* [Written exercise] Leave the pictures out and quote every line from the start of the listing to the line with "2.54, 1.6, 0.65, 0.24];", inclusive.

* [Provided material]
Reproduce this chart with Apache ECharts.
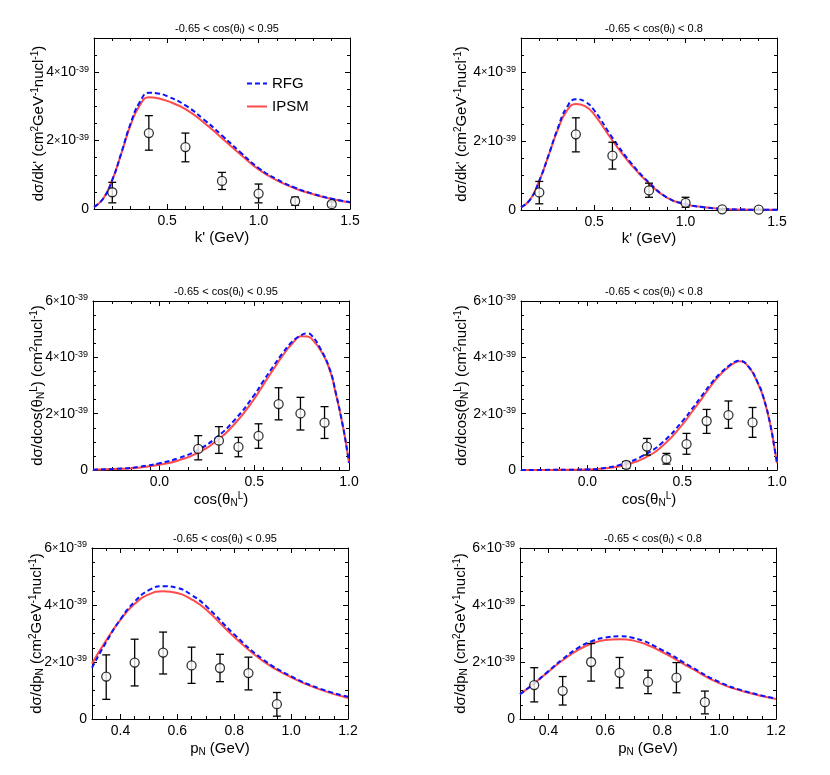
<!DOCTYPE html>
<html>
<head>
<meta charset="utf-8">
<script src="https://cdn.jsdelivr.net/npm/echarts@6/dist/echarts.min.js"></script>
<style>
html, body { margin: 0; padding: 0; background: #fff; }
#main { width: 830px; height: 775px; }
</style>
</head>
<body>
<div id="main"></div>
<script>
// theory curves: k' (GeV)
var kpX = [0.1, 0.15, 0.2, 0.25, 0.3, 0.35, 0.4, 0.45, 0.5, 0.6, 0.7, 0.8, 0.9, 1.0, 1.1, 1.2, 1.3, 1.4, 1.5];
var kpRfg95 = [0.06, 0.3, 0.85, 1.65, 2.5, 3.12, 3.4, 3.38, 3.3, 3.03, 2.62, 2.15, 1.66, 1.2, 0.87, 0.62, 0.44, 0.3, 0.2];
var kpIpsm95 = [0.06, 0.3, 0.85, 1.63, 2.45, 3.03, 3.27, 3.24, 3.16, 2.92, 2.53, 2.07, 1.6, 1.16, 0.84, 0.6, 0.43, 0.29, 0.19];
var kpRfg80 = [0.08, 0.3, 0.85, 1.58, 2.36, 2.98, 3.22, 3.15, 2.9, 2.1, 1.38, 0.8, 0.36, 0.17, 0.08, 0.03, 0.015, 0.008, 0.005];
var kpIpsm80 = [0.08, 0.3, 0.85, 1.57, 2.32, 2.88, 3.08, 3.02, 2.78, 2.02, 1.33, 0.77, 0.35, 0.16, 0.08, 0.03, 0.015, 0.008, 0.005];

// theory curves: cos(theta_N^L)
var cosX = [-0.35, -0.2, -0.1, 0.0, 0.1, 0.2, 0.3, 0.4, 0.5, 0.55, 0.6, 0.65, 0.7, 0.75, 0.78, 0.8, 0.85, 0.9, 0.93, 0.965, 0.99, 1.0];
var cosRfg95 = [0.01, 0.05, 0.12, 0.24, 0.42, 0.7, 1.15, 1.8, 2.66, 3.18, 3.67, 4.15, 4.55, 4.8, 4.85, 4.8, 4.3, 3.55, 2.75, 1.66, 0.7, 0.25];
var cosIpsm95 = [0.01, 0.04, 0.09, 0.19, 0.34, 0.6, 1.03, 1.66, 2.52, 3.05, 3.56, 4.06, 4.48, 4.75, 4.74, 4.68, 4.25, 3.52, 2.72, 1.65, 0.7, 0.25];
var cosRfg80 = [0, 0.005, 0.01, 0.02, 0.08, 0.24, 0.53, 1.0, 1.72, 2.15, 2.6, 3.05, 3.43, 3.72, 3.85, 3.88, 3.67, 3.08, 2.55, 1.6, 0.65, 0.24];
var cosIpsm80 = [0, 0.004, 0.008, 0.015, 0.06, 0.18, 0.42, 0.88, 1.6, 2.05, 2.5, 2.97, 3.38, 3.68, 3.82, 3.86, 3.66, 3.06, 2.54, 1.6, 0.65, 0.24];

// theory curves: p_N (GeV)
var pnX = [0.3, 0.35, 0.4, 0.45, 0.5, 0.55, 0.6, 0.65, 0.7, 0.8, 0.9, 1.0, 1.1, 1.2];
var pnRfg95 = [1.8, 2.7, 3.5, 4.12, 4.52, 4.66, 4.6, 4.35, 3.97, 2.97, 2.1, 1.5, 1.07, 0.78];
var pnIpsm95 = [1.95, 2.76, 3.48, 4.04, 4.37, 4.48, 4.42, 4.2, 3.85, 2.88, 2.04, 1.46, 1.04, 0.74];
var pnRfg80 = [0.87, 1.25, 1.68, 2.1, 2.47, 2.72, 2.86, 2.9, 2.84, 2.42, 1.84, 1.3, 0.95, 0.72];
var pnIpsm80 = [0.87, 1.25, 1.66, 2.06, 2.4, 2.64, 2.77, 2.8, 2.75, 2.35, 1.79, 1.26, 0.93, 0.7];

// data points (value, lower, upper) in units of 1e-39
var kpDataX = [0.2, 0.4, 0.6, 0.8, 1.0, 1.2, 1.4];
var kpData95 = [0.49, 2.22, 1.81, 0.82, 0.45, 0.23, 0.14];
var kpLo95 = [0.18, 1.72, 1.38, 0.57, 0.18, 0.11, 0.07];
var kpHi95 = [0.78, 2.73, 2.22, 1.07, 0.73, 0.35, 0.21];
var kpData80 = [0.51, 2.2, 1.58, 0.57, 0.21, 0.02, 0.01];
var kpLo80 = [0.18, 1.69, 1.19, 0.37, 0.08, 0.0, 0.0];
var kpHi80 = [0.83, 2.68, 1.97, 0.78, 0.37, 0.04, 0.02];

var cosDataX = [0.205, 0.314, 0.417, 0.523, 0.629, 0.744, 0.871];
var cosData95 = [0.75, 1.04, 0.82, 1.21, 2.34, 2.01, 1.68];
var cosLo95 = [0.36, 0.59, 0.47, 0.77, 1.78, 1.42, 1.12];
var cosHi95 = [1.22, 1.54, 1.16, 1.64, 2.92, 2.58, 2.25];
var cosData80 = [0.18, 0.83, 0.39, 0.92, 1.74, 1.95, 1.69];
var cosLo80 = [0.06, 0.53, 0.21, 0.56, 1.3, 1.48, 1.16];
var cosHi80 = [0.3, 1.12, 0.59, 1.3, 2.15, 2.45, 2.22];

var pnDataX = [0.35, 0.45, 0.55, 0.65, 0.75, 0.85, 0.95];
var pnData95 = [1.49, 1.98, 2.33, 1.88, 1.79, 1.61, 0.52];
var pnLo95 = [0.69, 1.16, 1.58, 1.25, 1.31, 1.02, 0.1];
var pnHi95 = [2.25, 2.8, 3.05, 2.52, 2.27, 2.17, 0.93];
var pnData80 = [1.19, 0.99, 2.0, 1.62, 1.3, 1.45, 0.59];
var pnLo80 = [0.6, 0.49, 1.33, 1.09, 0.89, 0.92, 0.18];
var pnHi80 = [1.8, 1.49, 2.65, 2.16, 1.71, 1.98, 0.98];

// tick labels
var kpTicks = [0.5, 1.0, 1.5];
var cosTicks = [0.0, 0.5, 1.0];
var pnTicks = [0.4, 0.6, 0.8, 1.0, 1.2];
var yTicks5 = [0, 2, 4];
var yTicks6 = [0, 2, 4, 6];

var FONT = 'Liberation Sans, Arial, Helvetica, sans-serif';
var BLUE = '#0a14ff';
var RED = '#ff4b4b';

var supRich = {
  n: { fontSize: 14, fontFamily: FONT, color: '#000' },
  t: { fontSize: 11, fontFamily: FONT, color: '#000' },
  s: { fontSize: 9, fontFamily: FONT, color: '#000', verticalAlign: 'top', padding: [0, 0, 6, 0] }
};
var nameRich = {
  a: { fontSize: 15, fontFamily: FONT, color: '#000' },
  p: { fontSize: 10, fontFamily: FONT, color: '#000', padding: [0, 0, 8, 0] },
  b: { fontSize: 10, fontFamily: FONT, color: '#000', padding: [7, 0, 0, 0] }
};
var titleRich = {
  a: { fontSize: 11, fontFamily: FONT, color: '#000', fontWeight: 'normal' },
  b: { fontSize: 8, fontFamily: FONT, color: '#000', fontWeight: 'normal', padding: [5, 0, 0, 0] }
};

var titleText95 = '{a|-0.65 < cos(θ}{b|l}{a|) < 0.95}';
var titleText80 = '{a|-0.65 < cos(θ}{b|l}{a|) < 0.8}';

var panels = [
  { left: 94, top: 38, height: 171, xMin: 0.1, xMax: 1.5, xMinor: 0.1, xTicks: kpTicks, yMax: 5, yTicks: yTicks5,
    title: titleText95, xName: "{a|k' (GeV)}", yName: "{a|dσ/dk' (cm}{p|2}{a|GeV}{p|-1}{a|nucl}{p|-1}{a|)}",
    cx: kpX, rfg: kpRfg95, ipsm: kpIpsm95, dx: kpDataX, dy: kpData95, lo: kpLo95, hi: kpHi95 },
  { left: 521, top: 38, height: 172, xMin: 0.1, xMax: 1.5, xMinor: 0.1, xTicks: kpTicks, yMax: 5, yTicks: yTicks5,
    title: titleText80, xName: "{a|k' (GeV)}", yName: "{a|dσ/dk' (cm}{p|2}{a|GeV}{p|-1}{a|nucl}{p|-1}{a|)}",
    cx: kpX, rfg: kpRfg80, ipsm: kpIpsm80, dx: kpDataX, dy: kpData80, lo: kpLo80, hi: kpHi80 },
  { left: 93, top: 301, height: 169, xMin: -0.35, xMax: 1.0, xMinor: 0.1, xTicks: cosTicks, yMax: 6, yTicks: yTicks6,
    title: titleText95, xName: '{a|cos(θ}{b|N}{p|L}{a|)}', yName: '{a|dσ/dcos(θ}{b|N}{p|L}{a|) (cm}{p|2}{a|nucl}{p|-1}{a|)}',
    cx: cosX, rfg: cosRfg95, ipsm: cosIpsm95, dx: cosDataX, dy: cosData95, lo: cosLo95, hi: cosHi95 },
  { left: 521, top: 301, height: 169, xMin: -0.35, xMax: 1.0, xMinor: 0.1, xTicks: cosTicks, yMax: 6, yTicks: yTicks6,
    title: titleText80, xName: '{a|cos(θ}{b|N}{p|L}{a|)}', yName: '{a|dσ/dcos(θ}{b|N}{p|L}{a|) (cm}{p|2}{a|nucl}{p|-1}{a|)}',
    cx: cosX, rfg: cosRfg80, ipsm: cosIpsm80, dx: cosDataX, dy: cosData80, lo: cosLo80, hi: cosHi80 },
  { left: 92, top: 548, height: 171, xMin: 0.3, xMax: 1.2, xMinor: 0.05, xTicks: pnTicks, yMax: 6, yTicks: yTicks6,
    title: titleText95, xName: '{a|p}{b|N}{a| (GeV)}', yName: '{a|dσ/dp}{b|N}{a| (cm}{p|2}{a|GeV}{p|-1}{a|nucl}{p|-1}{a|)}',
    cx: pnX, rfg: pnRfg95, ipsm: pnIpsm95, dx: pnDataX, dy: pnData95, lo: pnLo95, hi: pnHi95 },
  { left: 520, top: 548, height: 171, xMin: 0.3, xMax: 1.2, xMinor: 0.05, xTicks: pnTicks, yMax: 6, yTicks: yTicks6,
    title: titleText80, xName: '{a|p}{b|N}{a| (GeV)}', yName: '{a|dσ/dp}{b|N}{a| (cm}{p|2}{a|GeV}{p|-1}{a|nucl}{p|-1}{a|)}',
    cx: pnX, rfg: pnRfg80, ipsm: pnIpsm80, dx: pnDataX, dy: pnData80, lo: pnLo80, hi: pnHi80 }
];

function zip(a, b) {
  return a.map(function (v, i) { return [v, b[i]]; });
}

function yLabel(v) {
  if (v === 0) return '{n|0}';
  return '{n|' + v + '}{t|×}{n|10}{s|-39}';
}

var grids = [], xAxes = [], yAxes = [], titles = [], series = [];
var line = { show: true, onZero: false, lineStyle: { color: '#000', width: 1 } };

panels.forEach(function (p, i) {
  var width = 256;
  var isRight = p.left > 400;
  grids.push({ left: p.left, top: p.top, width: width, height: p.height, containLabel: false, outerBoundsMode: 'none' });
  titles.push({
    text: p.title, left: p.left + width / 2, top: p.top - 21, textAlign: 'center',
    textStyle: { fontWeight: 'normal', fontSize: 11, rich: titleRich }
  });
  // x axes: bottom major, bottom minor, top major, top minor
  ['bottom', 'top'].forEach(function (pos) {
    xAxes.push({
      gridIndex: i, type: 'value', position: pos, min: p.xMin, max: p.xMax,
      axisLine: line, splitLine: { show: false },
      axisTick: { inside: true, length: 5, customValues: p.xTicks, lineStyle: { color: '#000' } },
      axisLabel: pos === 'bottom' ? {
        customValues: p.xTicks, fontSize: 14, fontFamily: FONT, color: '#000', margin: 5,
        formatter: function (v) { return v.toFixed(1); }
      } : { show: false },
      name: pos === 'bottom' ? p.xName : '', nameLocation: 'middle', nameGap: 21, nameMoveOverlap: false,
      nameTextStyle: { rich: nameRich }
    });
    xAxes.push({
      gridIndex: i, type: 'value', position: pos, min: p.xMin, max: p.xMax, interval: p.xMinor,
      axisLine: { show: false, onZero: false }, splitLine: { show: false }, axisLabel: { show: false },
      axisTick: { inside: true, length: 3, lineStyle: { color: '#000' } }
    });
  });
  ['left', 'right'].forEach(function (pos) {
    yAxes.push({
      gridIndex: i, type: 'value', position: pos, min: 0, max: p.yMax,
      axisLine: line, splitLine: { show: false },
      axisTick: { inside: true, length: 5, customValues: p.yTicks, lineStyle: { color: '#000' } },
      axisLabel: pos === 'left' ? {
        customValues: p.yTicks, margin: 5, formatter: yLabel, rich: supRich
      } : { show: false },
      name: pos === 'left' ? p.yName : '', nameLocation: 'middle', nameGap: isRight ? 50 : 46,
      nameMoveOverlap: false,
      nameTextStyle: { rich: nameRich }
    });
    yAxes.push({
      gridIndex: i, type: 'value', position: pos, min: 0, max: p.yMax, interval: 0.5,
      axisLine: { show: false, onZero: false }, splitLine: { show: false }, axisLabel: { show: false },
      axisTick: { inside: true, length: 3, lineStyle: { color: '#000' } }
    });
  });

  var xi = i * 4, yi = i * 4;
  series.push({
    name: 'IPSM', type: 'line', xAxisIndex: xi, yAxisIndex: yi, data: zip(p.cx, p.ipsm),
    symbol: 'none', smooth: 0.5, lineStyle: { color: RED, width: 2 }, itemStyle: { color: RED }, z: 3
  });
  series.push({
    name: 'RFG', type: 'line', xAxisIndex: xi, yAxisIndex: yi, data: zip(p.cx, p.rfg),
    symbol: 'none', smooth: 0.5, lineStyle: { color: BLUE, width: 2, type: [5, 3] }, itemStyle: { color: BLUE }, z: 4
  });
  series.push({
    type: 'custom', xAxisIndex: xi, yAxisIndex: yi, z: 5,
    data: p.dx.map(function (x, k) { return [x, p.lo[k], p.hi[k]]; }),
    encode: { x: 0, y: [1, 2] },
    renderItem: function (params, api) {
      var top = api.coord([api.value(0), api.value(2)]);
      var bot = api.coord([api.value(0), api.value(1)]);
      var st = { stroke: '#000', lineWidth: 1.3 };
      return {
        type: 'group', children: [
          { type: 'line', shape: { x1: top[0], y1: top[1], x2: bot[0], y2: bot[1] }, style: st },
          { type: 'line', shape: { x1: top[0] - 4, y1: top[1], x2: top[0] + 4, y2: top[1] }, style: st },
          { type: 'line', shape: { x1: bot[0] - 4, y1: bot[1], x2: bot[0] + 4, y2: bot[1] }, style: st }
        ]
      };
    }
  });
  series.push({
    type: 'scatter', xAxisIndex: xi, yAxisIndex: yi, z: 6, data: zip(p.dx, p.dy),
    symbol: 'circle', symbolSize: 9,
    itemStyle: { color: '#fff', borderColor: '#000', borderWidth: 1.3 }
  });
});

var chart = echarts.init(document.getElementById('main'), null, { renderer: 'canvas' });
chart.setOption({
  animation: false,
  backgroundColor: '#fff',
  title: titles,
  legend: {
    data: ['RFG', 'IPSM'], orient: 'vertical', left: 241, top: 71,
    itemWidth: 20, itemHeight: 10, itemGap: 8,
    itemStyle: { opacity: 0 },
    textStyle: { fontSize: 15, fontFamily: FONT, color: '#000' }
  },
  grid: grids,
  xAxis: xAxes,
  yAxis: yAxes,
  series: series
});
</script>
</body>
</html>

* [Completed task]
Reproduce this chart with Apache ECharts.
<!DOCTYPE html>
<html>
<head>
<meta charset="utf-8">
<script src="https://cdn.jsdelivr.net/npm/echarts@6/dist/echarts.min.js"></script>
<style>
html, body { margin: 0; padding: 0; background: #fff; }
#main { width: 830px; height: 775px; }
</style>
</head>
<body>
<div id="main"></div>
<script>
// theory curves: k' (GeV)
var kpX = [0.1, 0.15, 0.2, 0.25, 0.3, 0.35, 0.4, 0.45, 0.5, 0.6, 0.7, 0.8, 0.9, 1.0, 1.1, 1.2, 1.3, 1.4, 1.5];
var kpRfg95 = [0.06, 0.3, 0.85, 1.65, 2.5, 3.12, 3.4, 3.38, 3.3, 3.03, 2.62, 2.15, 1.66, 1.2, 0.87, 0.62, 0.44, 0.3, 0.2];
var kpIpsm95 = [0.06, 0.3, 0.85, 1.63, 2.45, 3.03, 3.27, 3.24, 3.16, 2.92, 2.53, 2.07, 1.6, 1.16, 0.84, 0.6, 0.43, 0.29, 0.19];
var kpRfg80 = [0.08, 0.3, 0.85, 1.58, 2.36, 2.98, 3.22, 3.15, 2.9, 2.1, 1.38, 0.8, 0.36, 0.17, 0.08, 0.03, 0.015, 0.008, 0.005];
var kpIpsm80 = [0.08, 0.3, 0.85, 1.57, 2.32, 2.88, 3.08, 3.02, 2.78, 2.02, 1.33, 0.77, 0.35, 0.16, 0.08, 0.03, 0.015, 0.008, 0.005];

// theory curves: cos(theta_N^L)
var cosX = [-0.35, -0.2, -0.1, 0.0, 0.1, 0.2, 0.3, 0.4, 0.5, 0.55, 0.6, 0.65, 0.7, 0.75, 0.78, 0.8, 0.85, 0.9, 0.93, 0.965, 0.99, 1.0];
var cosRfg95 = [0.01, 0.05, 0.12, 0.24, 0.42, 0.7, 1.15, 1.8, 2.66, 3.18, 3.67, 4.15, 4.55, 4.8, 4.85, 4.8, 4.3, 3.55, 2.75, 1.66, 0.7, 0.25];
var cosIpsm95 = [0.01, 0.04, 0.09, 0.19, 0.34, 0.6, 1.03, 1.66, 2.52, 3.05, 3.56, 4.06, 4.48, 4.75, 4.74, 4.68, 4.25, 3.52, 2.72, 1.65, 0.7, 0.25];
var cosRfg80 = [0, 0.005, 0.01, 0.02, 0.08, 0.24, 0.53, 1.0, 1.72, 2.15, 2.6, 3.05, 3.43, 3.72, 3.85, 3.88, 3.67, 3.08, 2.55, 1.6, 0.65, 0.24];
var cosIpsm80 = [0, 0.004, 0.008, 0.015, 0.06, 0.18, 0.42, 0.88, 1.6, 2.05, 2.5, 2.97, 3.38, 3.68, 3.82, 3.86, 3.66, 3.06, 2.54, 1.6, 0.65, 0.24];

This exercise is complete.